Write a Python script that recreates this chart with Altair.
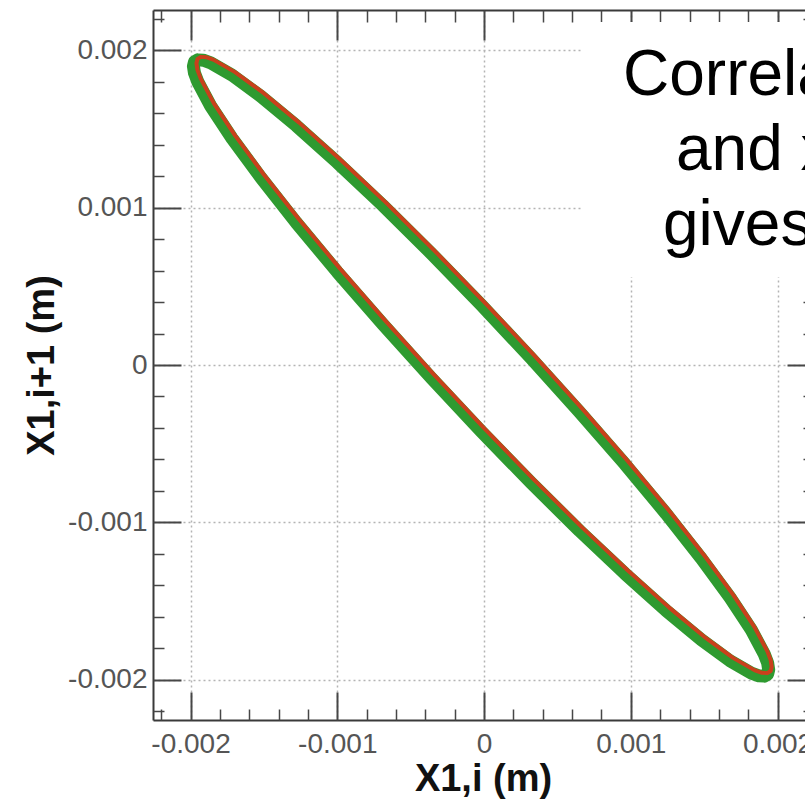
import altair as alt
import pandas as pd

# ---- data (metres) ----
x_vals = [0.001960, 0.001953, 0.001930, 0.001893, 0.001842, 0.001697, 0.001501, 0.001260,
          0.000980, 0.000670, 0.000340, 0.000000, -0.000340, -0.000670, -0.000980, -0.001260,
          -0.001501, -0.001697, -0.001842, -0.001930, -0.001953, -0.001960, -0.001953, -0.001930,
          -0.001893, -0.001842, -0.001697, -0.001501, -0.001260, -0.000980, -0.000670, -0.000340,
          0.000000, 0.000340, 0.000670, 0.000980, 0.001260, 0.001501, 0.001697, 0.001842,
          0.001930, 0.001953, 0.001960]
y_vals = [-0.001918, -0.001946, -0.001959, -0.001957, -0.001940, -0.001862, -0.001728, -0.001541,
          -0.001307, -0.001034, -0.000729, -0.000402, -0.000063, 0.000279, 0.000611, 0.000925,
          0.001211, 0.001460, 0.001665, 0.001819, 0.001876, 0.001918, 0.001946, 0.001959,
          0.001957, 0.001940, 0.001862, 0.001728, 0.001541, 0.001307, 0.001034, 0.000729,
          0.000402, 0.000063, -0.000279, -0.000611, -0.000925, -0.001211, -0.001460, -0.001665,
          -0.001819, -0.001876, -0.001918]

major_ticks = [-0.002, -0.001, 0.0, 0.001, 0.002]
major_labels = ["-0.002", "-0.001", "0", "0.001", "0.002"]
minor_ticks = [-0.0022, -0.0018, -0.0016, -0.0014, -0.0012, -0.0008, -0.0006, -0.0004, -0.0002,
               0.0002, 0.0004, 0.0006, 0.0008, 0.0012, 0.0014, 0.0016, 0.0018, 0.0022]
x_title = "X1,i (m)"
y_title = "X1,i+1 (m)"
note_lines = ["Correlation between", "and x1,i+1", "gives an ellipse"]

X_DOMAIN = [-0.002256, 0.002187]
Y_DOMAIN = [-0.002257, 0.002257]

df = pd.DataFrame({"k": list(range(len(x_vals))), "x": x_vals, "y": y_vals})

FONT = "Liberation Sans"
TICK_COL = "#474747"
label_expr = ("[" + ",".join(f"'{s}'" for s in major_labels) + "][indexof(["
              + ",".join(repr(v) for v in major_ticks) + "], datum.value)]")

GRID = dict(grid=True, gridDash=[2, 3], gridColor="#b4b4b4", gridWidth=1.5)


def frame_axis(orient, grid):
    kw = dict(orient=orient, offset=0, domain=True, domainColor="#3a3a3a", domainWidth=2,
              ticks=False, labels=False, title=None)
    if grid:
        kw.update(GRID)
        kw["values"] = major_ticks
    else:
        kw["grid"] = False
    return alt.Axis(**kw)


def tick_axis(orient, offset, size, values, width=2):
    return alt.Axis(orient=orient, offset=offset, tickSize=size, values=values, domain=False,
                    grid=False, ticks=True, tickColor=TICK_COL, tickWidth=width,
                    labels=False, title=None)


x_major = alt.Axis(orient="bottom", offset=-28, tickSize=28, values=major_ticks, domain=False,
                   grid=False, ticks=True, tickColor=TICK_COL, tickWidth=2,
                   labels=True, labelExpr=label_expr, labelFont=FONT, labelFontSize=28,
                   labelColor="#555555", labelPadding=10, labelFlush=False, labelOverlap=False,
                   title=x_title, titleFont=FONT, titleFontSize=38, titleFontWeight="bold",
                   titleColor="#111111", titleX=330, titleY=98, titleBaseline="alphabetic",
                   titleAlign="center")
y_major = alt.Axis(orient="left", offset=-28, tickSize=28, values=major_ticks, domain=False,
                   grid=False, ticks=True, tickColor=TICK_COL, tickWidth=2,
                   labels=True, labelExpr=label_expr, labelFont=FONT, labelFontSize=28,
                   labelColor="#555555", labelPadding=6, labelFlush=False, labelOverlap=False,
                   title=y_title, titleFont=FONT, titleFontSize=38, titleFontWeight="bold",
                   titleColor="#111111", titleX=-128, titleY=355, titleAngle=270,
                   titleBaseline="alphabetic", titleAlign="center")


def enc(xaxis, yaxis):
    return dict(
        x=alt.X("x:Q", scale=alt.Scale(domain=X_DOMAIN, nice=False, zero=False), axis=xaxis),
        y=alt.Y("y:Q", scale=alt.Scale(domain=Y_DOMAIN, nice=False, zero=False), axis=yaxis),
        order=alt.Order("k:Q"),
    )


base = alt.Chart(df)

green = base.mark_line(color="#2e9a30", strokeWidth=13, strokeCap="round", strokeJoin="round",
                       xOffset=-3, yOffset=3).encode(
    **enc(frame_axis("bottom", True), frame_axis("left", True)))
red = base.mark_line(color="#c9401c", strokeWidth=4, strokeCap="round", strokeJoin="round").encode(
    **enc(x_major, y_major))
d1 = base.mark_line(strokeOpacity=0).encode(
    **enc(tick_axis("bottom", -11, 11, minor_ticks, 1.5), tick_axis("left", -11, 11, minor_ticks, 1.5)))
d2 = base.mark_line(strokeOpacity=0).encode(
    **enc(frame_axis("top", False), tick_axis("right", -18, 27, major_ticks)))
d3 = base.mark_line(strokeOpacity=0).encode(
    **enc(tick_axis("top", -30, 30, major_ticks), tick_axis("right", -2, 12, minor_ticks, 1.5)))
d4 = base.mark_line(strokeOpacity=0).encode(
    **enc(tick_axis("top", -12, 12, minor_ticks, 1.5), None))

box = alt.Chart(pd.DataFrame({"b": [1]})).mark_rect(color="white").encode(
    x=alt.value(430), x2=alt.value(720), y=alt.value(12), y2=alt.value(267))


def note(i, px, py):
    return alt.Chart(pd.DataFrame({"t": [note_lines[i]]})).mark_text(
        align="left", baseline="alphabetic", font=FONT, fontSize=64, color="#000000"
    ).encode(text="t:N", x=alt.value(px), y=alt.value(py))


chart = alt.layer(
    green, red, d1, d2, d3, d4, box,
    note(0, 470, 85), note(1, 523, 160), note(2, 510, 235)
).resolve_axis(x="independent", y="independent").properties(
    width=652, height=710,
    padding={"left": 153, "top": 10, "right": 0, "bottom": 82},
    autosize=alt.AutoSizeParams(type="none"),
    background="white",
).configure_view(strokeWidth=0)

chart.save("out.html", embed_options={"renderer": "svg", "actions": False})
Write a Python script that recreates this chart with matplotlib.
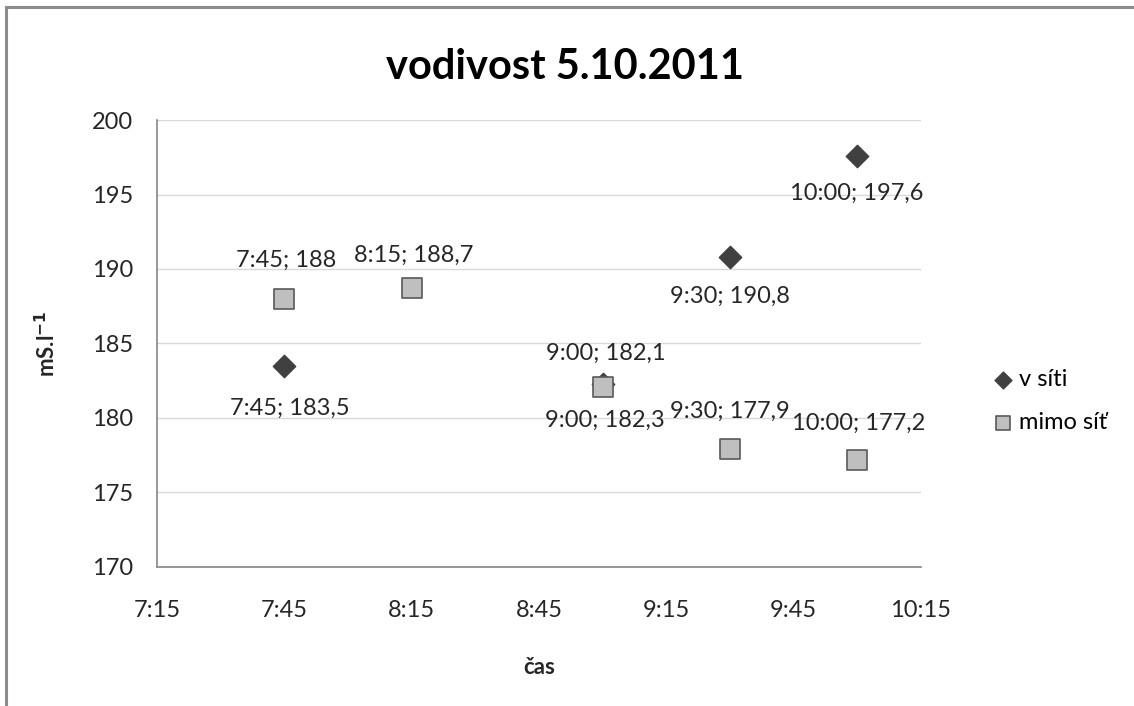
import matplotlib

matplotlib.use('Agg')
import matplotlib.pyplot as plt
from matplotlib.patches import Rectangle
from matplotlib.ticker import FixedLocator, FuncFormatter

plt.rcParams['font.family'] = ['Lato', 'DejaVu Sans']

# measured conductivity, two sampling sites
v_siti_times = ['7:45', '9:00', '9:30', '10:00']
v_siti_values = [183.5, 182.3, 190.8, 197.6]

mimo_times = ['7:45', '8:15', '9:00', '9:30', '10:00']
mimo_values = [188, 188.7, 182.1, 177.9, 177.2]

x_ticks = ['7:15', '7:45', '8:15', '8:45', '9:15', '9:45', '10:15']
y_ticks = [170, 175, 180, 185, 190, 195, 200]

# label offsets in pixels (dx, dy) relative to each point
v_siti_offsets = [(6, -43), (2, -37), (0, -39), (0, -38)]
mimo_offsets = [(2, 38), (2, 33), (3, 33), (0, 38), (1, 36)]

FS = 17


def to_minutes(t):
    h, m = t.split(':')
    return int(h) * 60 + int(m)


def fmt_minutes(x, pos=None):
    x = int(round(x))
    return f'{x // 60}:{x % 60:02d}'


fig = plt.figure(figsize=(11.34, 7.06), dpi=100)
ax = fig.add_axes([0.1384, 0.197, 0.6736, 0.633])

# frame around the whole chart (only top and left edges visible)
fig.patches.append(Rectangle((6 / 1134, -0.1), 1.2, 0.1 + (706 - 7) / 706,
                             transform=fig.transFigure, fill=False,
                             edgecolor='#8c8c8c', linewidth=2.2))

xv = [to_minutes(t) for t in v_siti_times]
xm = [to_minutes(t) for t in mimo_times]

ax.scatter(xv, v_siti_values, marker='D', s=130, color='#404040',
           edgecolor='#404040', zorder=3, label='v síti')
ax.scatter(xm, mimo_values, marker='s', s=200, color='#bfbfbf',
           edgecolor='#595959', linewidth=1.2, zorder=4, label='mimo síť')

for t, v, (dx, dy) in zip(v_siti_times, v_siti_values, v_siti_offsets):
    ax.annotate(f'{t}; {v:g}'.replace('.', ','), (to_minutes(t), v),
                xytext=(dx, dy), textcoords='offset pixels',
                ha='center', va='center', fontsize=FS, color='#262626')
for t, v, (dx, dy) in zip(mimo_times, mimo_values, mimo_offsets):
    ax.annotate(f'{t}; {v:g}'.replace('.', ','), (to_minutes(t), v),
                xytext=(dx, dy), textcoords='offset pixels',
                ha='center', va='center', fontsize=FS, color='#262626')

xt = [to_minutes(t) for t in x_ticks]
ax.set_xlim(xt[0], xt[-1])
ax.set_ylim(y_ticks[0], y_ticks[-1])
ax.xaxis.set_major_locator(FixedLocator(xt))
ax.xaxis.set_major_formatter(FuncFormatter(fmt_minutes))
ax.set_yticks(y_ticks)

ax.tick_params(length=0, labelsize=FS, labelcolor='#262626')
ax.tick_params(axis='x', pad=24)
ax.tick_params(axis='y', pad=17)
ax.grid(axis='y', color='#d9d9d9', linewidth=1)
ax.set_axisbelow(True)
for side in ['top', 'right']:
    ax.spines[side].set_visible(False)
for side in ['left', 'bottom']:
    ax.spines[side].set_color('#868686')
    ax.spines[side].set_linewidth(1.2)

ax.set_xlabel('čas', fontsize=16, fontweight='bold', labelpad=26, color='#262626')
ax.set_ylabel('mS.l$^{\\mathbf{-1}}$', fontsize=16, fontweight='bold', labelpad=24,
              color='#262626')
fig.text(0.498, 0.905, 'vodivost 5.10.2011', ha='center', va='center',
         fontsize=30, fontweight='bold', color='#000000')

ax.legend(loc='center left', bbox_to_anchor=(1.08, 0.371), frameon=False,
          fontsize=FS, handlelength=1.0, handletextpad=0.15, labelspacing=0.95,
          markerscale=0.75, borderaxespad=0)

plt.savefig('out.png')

...

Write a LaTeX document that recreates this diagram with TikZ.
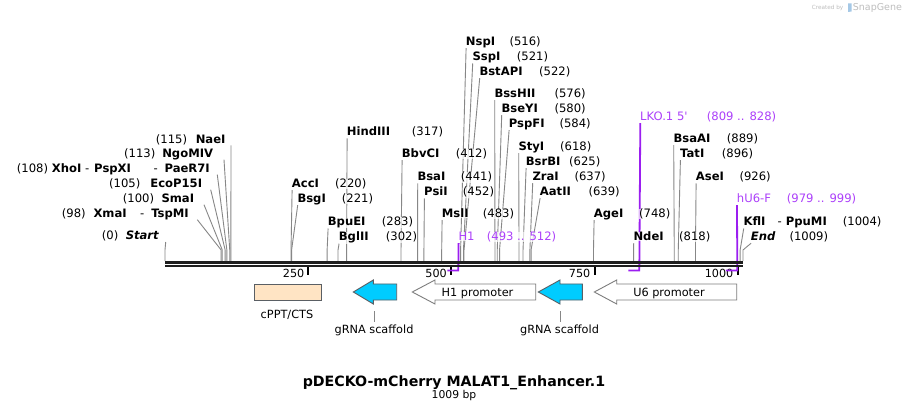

--

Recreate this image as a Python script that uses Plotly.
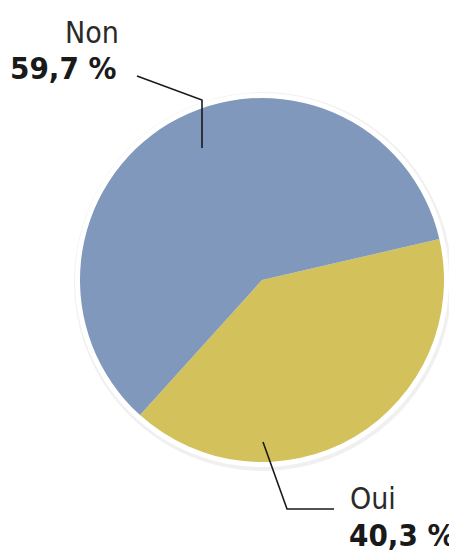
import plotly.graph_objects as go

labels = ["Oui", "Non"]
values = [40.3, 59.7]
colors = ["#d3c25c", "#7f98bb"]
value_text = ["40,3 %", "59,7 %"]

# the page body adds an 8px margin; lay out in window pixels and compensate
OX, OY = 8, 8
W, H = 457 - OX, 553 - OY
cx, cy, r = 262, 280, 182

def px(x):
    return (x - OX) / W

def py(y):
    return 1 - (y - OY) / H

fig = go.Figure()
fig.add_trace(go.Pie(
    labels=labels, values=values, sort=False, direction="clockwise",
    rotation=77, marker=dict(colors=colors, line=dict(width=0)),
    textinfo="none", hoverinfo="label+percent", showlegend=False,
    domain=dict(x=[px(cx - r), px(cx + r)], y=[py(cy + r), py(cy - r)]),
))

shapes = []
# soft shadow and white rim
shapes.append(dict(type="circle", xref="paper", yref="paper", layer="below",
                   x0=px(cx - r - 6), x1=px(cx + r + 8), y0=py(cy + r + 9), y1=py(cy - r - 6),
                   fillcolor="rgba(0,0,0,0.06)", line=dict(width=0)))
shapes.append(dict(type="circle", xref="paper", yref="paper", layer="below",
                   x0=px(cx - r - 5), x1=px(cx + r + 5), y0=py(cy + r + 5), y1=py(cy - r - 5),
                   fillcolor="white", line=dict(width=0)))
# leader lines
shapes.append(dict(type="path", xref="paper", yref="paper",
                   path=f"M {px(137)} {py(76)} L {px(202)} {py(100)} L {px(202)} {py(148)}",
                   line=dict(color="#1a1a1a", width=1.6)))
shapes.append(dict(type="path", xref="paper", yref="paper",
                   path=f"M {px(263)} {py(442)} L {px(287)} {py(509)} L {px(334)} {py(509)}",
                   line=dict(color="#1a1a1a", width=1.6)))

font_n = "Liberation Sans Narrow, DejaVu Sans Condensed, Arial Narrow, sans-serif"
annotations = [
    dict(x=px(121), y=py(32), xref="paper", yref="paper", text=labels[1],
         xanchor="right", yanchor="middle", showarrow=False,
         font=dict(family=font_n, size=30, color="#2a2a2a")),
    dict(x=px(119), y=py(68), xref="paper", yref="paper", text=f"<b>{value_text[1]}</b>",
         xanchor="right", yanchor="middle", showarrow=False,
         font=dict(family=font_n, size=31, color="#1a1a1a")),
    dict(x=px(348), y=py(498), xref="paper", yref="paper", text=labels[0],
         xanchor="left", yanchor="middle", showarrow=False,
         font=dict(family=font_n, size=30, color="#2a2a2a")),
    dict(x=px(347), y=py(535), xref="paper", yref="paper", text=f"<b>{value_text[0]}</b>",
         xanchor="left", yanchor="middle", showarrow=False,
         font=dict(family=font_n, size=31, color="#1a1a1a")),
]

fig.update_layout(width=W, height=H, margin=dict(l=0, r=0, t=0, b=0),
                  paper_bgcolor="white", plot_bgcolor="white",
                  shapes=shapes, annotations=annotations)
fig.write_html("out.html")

SHORT EXERCISE - Only the stretch from the line with "Write a Python script that recreates this chart with Altair." through the line with "import pandas as pd" should be copied, exactly and with both ends. Drop the pictures.

RESPONSE TO THE EXERCISE -
Write a Python script that recreates this chart with Altair.
import altair as alt
import pandas as pd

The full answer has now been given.